:: Directions ::
Transcribe the whole listing without a single picture.

:: Data shown ::
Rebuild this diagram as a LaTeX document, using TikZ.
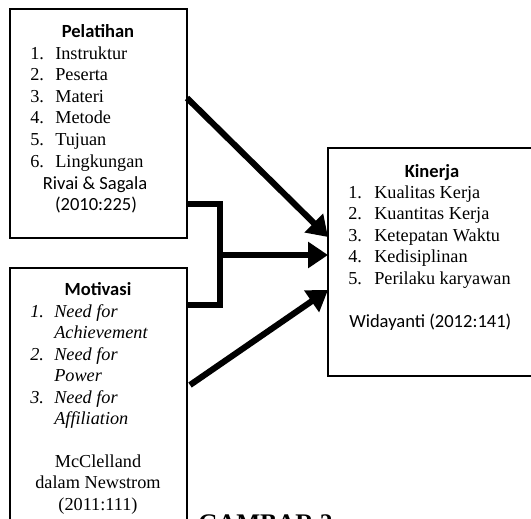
\documentclass[tikz,border=0pt]{standalone}
\usepackage{fontspec}
\setmainfont{Liberation Serif}
\newfontfamily\calfont{Carlito}
\usetikzlibrary{arrows.meta}
\begin{document}
\begin{tikzpicture}[x=0.75pt,y=-0.75pt,
  box/.style={draw, line width=1.4pt, anchor=north west, inner sep=0pt, outer sep=0pt},
  txt/.style={anchor=base west, inner sep=0pt, font=\fontsize{13.7}{16}\selectfont},
  ctxt/.style={anchor=base, inner sep=0pt, font=\fontsize{13.7}{16}\selectfont},
  head/.style={anchor=base, inner sep=0pt, font=\calfont\bfseries\fontsize{13.9}{16}\selectfont},
  cite/.style={inner sep=0pt, font=\calfont\fontsize{13.9}{16}\selectfont},
  itx/.style={txt, font=\itshape\fontsize{13.7}{16}\selectfont},
  link/.style={line width=4.6pt, -{Triangle[length=15pt,width=19pt]}},
  bracket/.style={line width=5.2pt, line join=miter}
]
\useasboundingbox (0,0) rectangle (531,518);
\fill[white] (0,0) rectangle (531,518);
% boxes
\node[box, minimum width=132.75pt, minimum height=171.75pt] (pel) at (10,9) {};
\node[box, minimum width=132.75pt, minimum height=196.5pt] (mot) at (10,268) {};
\node[box, minimum width=162.75pt, minimum height=171pt] (kin) at (328,148) {};
% Pelatihan text
\node[head] (pelt) at (98,37) {Pelatihan};
\node[txt] (p1n) at (30,59) {1.};
\node[txt] (p1) at (55,59) {Instruktur};
\node[txt] (p2n) at (30,80.6) {2.};
\node[txt] (p2) at (55,80.6) {Peserta};
\node[txt] (p3n) at (30,102.2) {3.};
\node[txt] (p3) at (55,102.2) {Materi};
\node[txt] (p4n) at (30,123.8) {4.};
\node[txt] (p4) at (55,123.8) {Metode};
\node[txt] (p5n) at (30,145.4) {5.};
\node[txt] (p5) at (55,145.4) {Tujuan};
\node[txt] (p6n) at (30,167) {6.};
\node[txt] (p6) at (55,167) {Lingkungan};
\node[cite, anchor=base] (pc1) at (95,189) {Rivai \& Sagala};
\node[cite, anchor=base] (pc2) at (96,210) {(2010:225)};
% Motivasi text
\node[head] (mott) at (98,295) {Motivasi};
\node[itx] (m1n) at (30,317) {1.};
\node[itx] (m1) at (54,317) {Need for};
\node[itx] (m1b) at (54,338.5) {Achievement};
\node[itx] (m2n) at (30,360) {2.};
\node[itx] (m2) at (54,360) {Need for};
\node[itx] (m2b) at (54,381.5) {Power};
\node[itx] (m3n) at (30,403) {3.};
\node[itx] (m3) at (54,403) {Need for};
\node[itx] (m3b) at (54,424.5) {Affiliation};
\node[ctxt] (mc1) at (98,467) {McClelland};
\node[ctxt] (mc2) at (98,488.5) {dalam Newstrom};
\node[ctxt] (mc3) at (98,510) {(2011:111)};
% Kinerja text
\node[head] (kint) at (432,177) {Kinerja};
\node[txt] (k1n) at (348,198) {1.};
\node[txt] (k1) at (374,198) {Kualitas Kerja};
\node[txt] (k2n) at (348,219.5) {2.};
\node[txt] (k2) at (374,219.5) {Kuantitas Kerja};
\node[txt] (k3n) at (348,241) {3.};
\node[txt] (k3) at (374,241) {Ketepatan Waktu};
\node[txt] (k4n) at (348,262.5) {4.};
\node[txt] (k4) at (374,262.5) {Kedisiplinan};
\node[txt] (k5n) at (348,284) {5.};
\node[txt] (k5) at (374,284) {Perilaku karyawan};
\node[cite, anchor=base west] (kc) at (349,327) {Widayanti (2012:141)};
% connectors
\coordinate (a1s) at (187,98);
\coordinate (a1e) at (328,237);
\coordinate (a3s) at (190,385);
\coordinate (a3e) at (328,290);
\coordinate (b1) at (187,204);
\coordinate (b2) at (220,204);
\coordinate (b3) at (220,305);
\coordinate (b4) at (187,305);
\coordinate (a2s) at (220,255);
\coordinate (a2e) at (328,255);
\draw[link] (a1s) -- (a1e);
\draw[link] (a3s) -- (a3e);
\draw[bracket] (b1) -- (b2) -- (b3) -- (b4);
\draw[link] (a2s) -- (a2e);
% caption
\node[anchor=base west, inner sep=0pt, font=\bfseries\fontsize{19}{19}\selectfont] (cap) at (198,531) {GAMBAR 2};
\end{tikzpicture}
\end{document}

:: Answer ::
Rebuild this diagram as a LaTeX document, using TikZ.
\documentclass[tikz,border=0pt]{standalone}
\usepackage{fontspec}
\setmainfont{Liberation Serif}
\newfontfamily\calfont{Carlito}
\usetikzlibrary{arrows.meta}
\begin{document}
\begin{tikzpicture}[x=0.75pt,y=-0.75pt,
  box/.style={draw, line width=1.4pt, anchor=north west, inner sep=0pt, outer sep=0pt},
  txt/.style={anchor=base west, inner sep=0pt, font=\fontsize{13.7}{16}\selectfont},
  ctxt/.style={anchor=base, inner sep=0pt, font=\fontsize{13.7}{16}\selectfont},
  head/.style={anchor=base, inner sep=0pt, font=\calfont\bfseries\fontsize{13.9}{16}\selectfont},
  cite/.style={inner sep=0pt, font=\calfont\fontsize{13.9}{16}\selectfont},
  itx/.style={txt, font=\itshape\fontsize{13.7}{16}\selectfont},
  link/.style={line width=4.6pt, -{Triangle[length=15pt,width=19pt]}},
  bracket/.style={line width=5.2pt, line join=miter}
]
\useasboundingbox (0,0) rectangle (531,518);
\fill[white] (0,0) rectangle (531,518);
% boxes
\node[box, minimum width=132.75pt, minimum height=171.75pt] (pel) at (10,9) {};
\node[box, minimum width=132.75pt, minimum height=196.5pt] (mot) at (10,268) {};
\node[box, minimum width=162.75pt, minimum height=171pt] (kin) at (328,148) {};
% Pelatihan text
\node[head] (pelt) at (98,37) {Pelatihan};
\node[txt] (p1n) at (30,59) {1.};
\node[txt] (p1) at (55,59) {Instruktur};
\node[txt] (p2n) at (30,80.6) {2.};
\node[txt] (p2) at (55,80.6) {Peserta};
\node[txt] (p3n) at (30,102.2) {3.};
\node[txt] (p3) at (55,102.2) {Materi};
\node[txt] (p4n) at (30,123.8) {4.};
\node[txt] (p4) at (55,123.8) {Metode};
\node[txt] (p5n) at (30,145.4) {5.};
\node[txt] (p5) at (55,145.4) {Tujuan};
\node[txt] (p6n) at (30,167) {6.};
\node[txt] (p6) at (55,167) {Lingkungan};
\node[cite, anchor=base] (pc1) at (95,189) {Rivai \& Sagala};
\node[cite, anchor=base] (pc2) at (96,210) {(2010:225)};
% Motivasi text
\node[head] (mott) at (98,295) {Motivasi};
\node[itx] (m1n) at (30,317) {1.};
\node[itx] (m1) at (54,317) {Need for};
\node[itx] (m1b) at (54,338.5) {Achievement};
\node[itx] (m2n) at (30,360) {2.};
\node[itx] (m2) at (54,360) {Need for};
\node[itx] (m2b) at (54,381.5) {Power};
\node[itx] (m3n) at (30,403) {3.};
\node[itx] (m3) at (54,403) {Need for};
\node[itx] (m3b) at (54,424.5) {Affiliation};
\node[ctxt] (mc1) at (98,467) {McClelland};
\node[ctxt] (mc2) at (98,488.5) {dalam Newstrom};
\node[ctxt] (mc3) at (98,510) {(2011:111)};
% Kinerja text
\node[head] (kint) at (432,177) {Kinerja};
\node[txt] (k1n) at (348,198) {1.};
\node[txt] (k1) at (374,198) {Kualitas Kerja};
\node[txt] (k2n) at (348,219.5) {2.};
\node[txt] (k2) at (374,219.5) {Kuantitas Kerja};
\node[txt] (k3n) at (348,241) {3.};
\node[txt] (k3) at (374,241) {Ketepatan Waktu};
\node[txt] (k4n) at (348,262.5) {4.};
\node[txt] (k4) at (374,262.5) {Kedisiplinan};
\node[txt] (k5n) at (348,284) {5.};
\node[txt] (k5) at (374,284) {Perilaku karyawan};
\node[cite, anchor=base west] (kc) at (349,327) {Widayanti (2012:141)};
% connectors
\coordinate (a1s) at (187,98);
\coordinate (a1e) at (328,237);
\coordinate (a3s) at (190,385);
\coordinate (a3e) at (328,290);
\coordinate (b1) at (187,204);
\coordinate (b2) at (220,204);
\coordinate (b3) at (220,305);
\coordinate (b4) at (187,305);
\coordinate (a2s) at (220,255);
\coordinate (a2e) at (328,255);
\draw[link] (a1s) -- (a1e);
\draw[link] (a3s) -- (a3e);
\draw[bracket] (b1) -- (b2) -- (b3) -- (b4);
\draw[link] (a2s) -- (a2e);
% caption
\node[anchor=base west, inner sep=0pt, font=\bfseries\fontsize{19}{19}\selectfont] (cap) at (198,531) {GAMBAR 2};
\end{tikzpicture}
\end{document}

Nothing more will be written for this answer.